April 11, 2012 13:10
Ken Livingstone’s apology was startling and, if sincere, showed maturity

ByGerald Jacobs, Gerald Jacobs

2 min read

One of the most salutary effects of ageing is the realisation that the advancing years do not necessarily bring wisdom or emotional maturity. When something goes wrong, you still look for somebody else to blame. If you break a vase, you curse whoever left it in your way, and any motoring mishap is inevitably the other driver's fault. And, while scapegoats are handy for evading personal responsibility, the harshness of reality can be avoided by seeking comfort in self-delusion.

This is well-illustrated by the old tale of a Jewish journalist called Levy who applied for a job as a television news-reader. He didn't mention, however, that he had a serious stammer. When he auditioned and was duly rejected, he naturally put it down to anti-s-s-sssemitism

This joke is an interesting piece of Jewish comic irony, in that it exercises the celebrated humour of self-deprecation by targeting a Jew who is the exact opposite of self-deprecating. The device is not confined to Jewish humour, its most famous example being the Peter Cook and Dudley Moore sketch in which a one-legged man auditions to play Tarzan ("a role for which two legs would seem to be the minimum requirement"), with its brilliant pay-off, delivered by Cook: "I've got nothing against your right leg… the trouble is, neither have you."

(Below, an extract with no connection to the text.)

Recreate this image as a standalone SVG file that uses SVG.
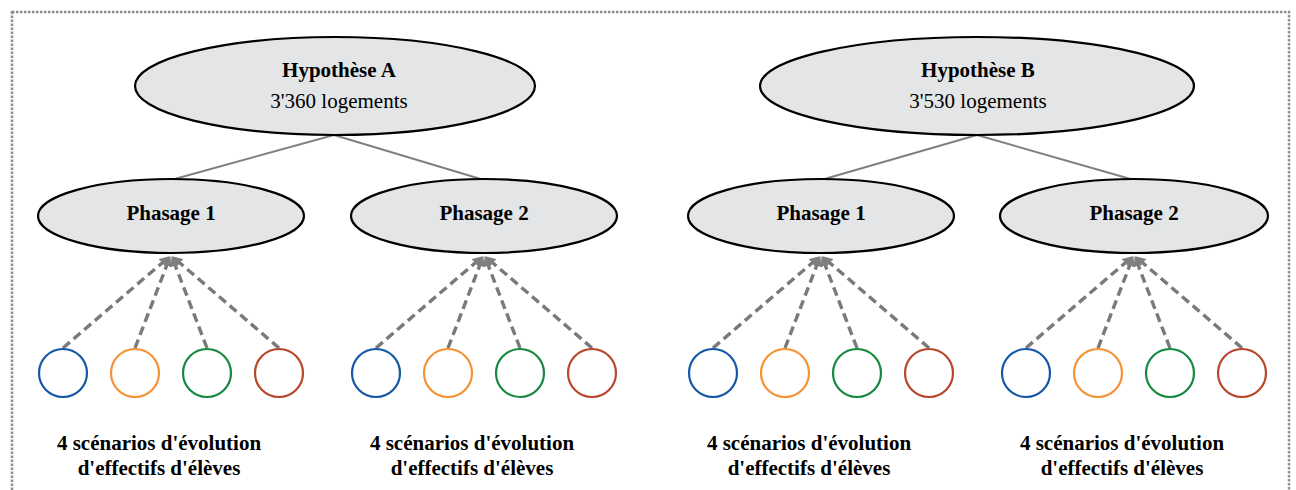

Shying away from responsibility and/or reality is an all-too human trait, applicable to all people of all ages. And there certainly have been several instances of this kind of thing relating to Jews in recent times. In his new book, This Is Not The Way: Jews, Judaism and Israel, Rabbi David Goldberg berates those Zionists who, he says, rebut all criticism of Israel by dismissing it as antisemitism. This raises a number of issues, not least the clear indication that some criticism of Israel is indeed driven by a prejudice more primitive than the politically acceptable "anti-Zionism". But the point - about wilfully missing the point - remains.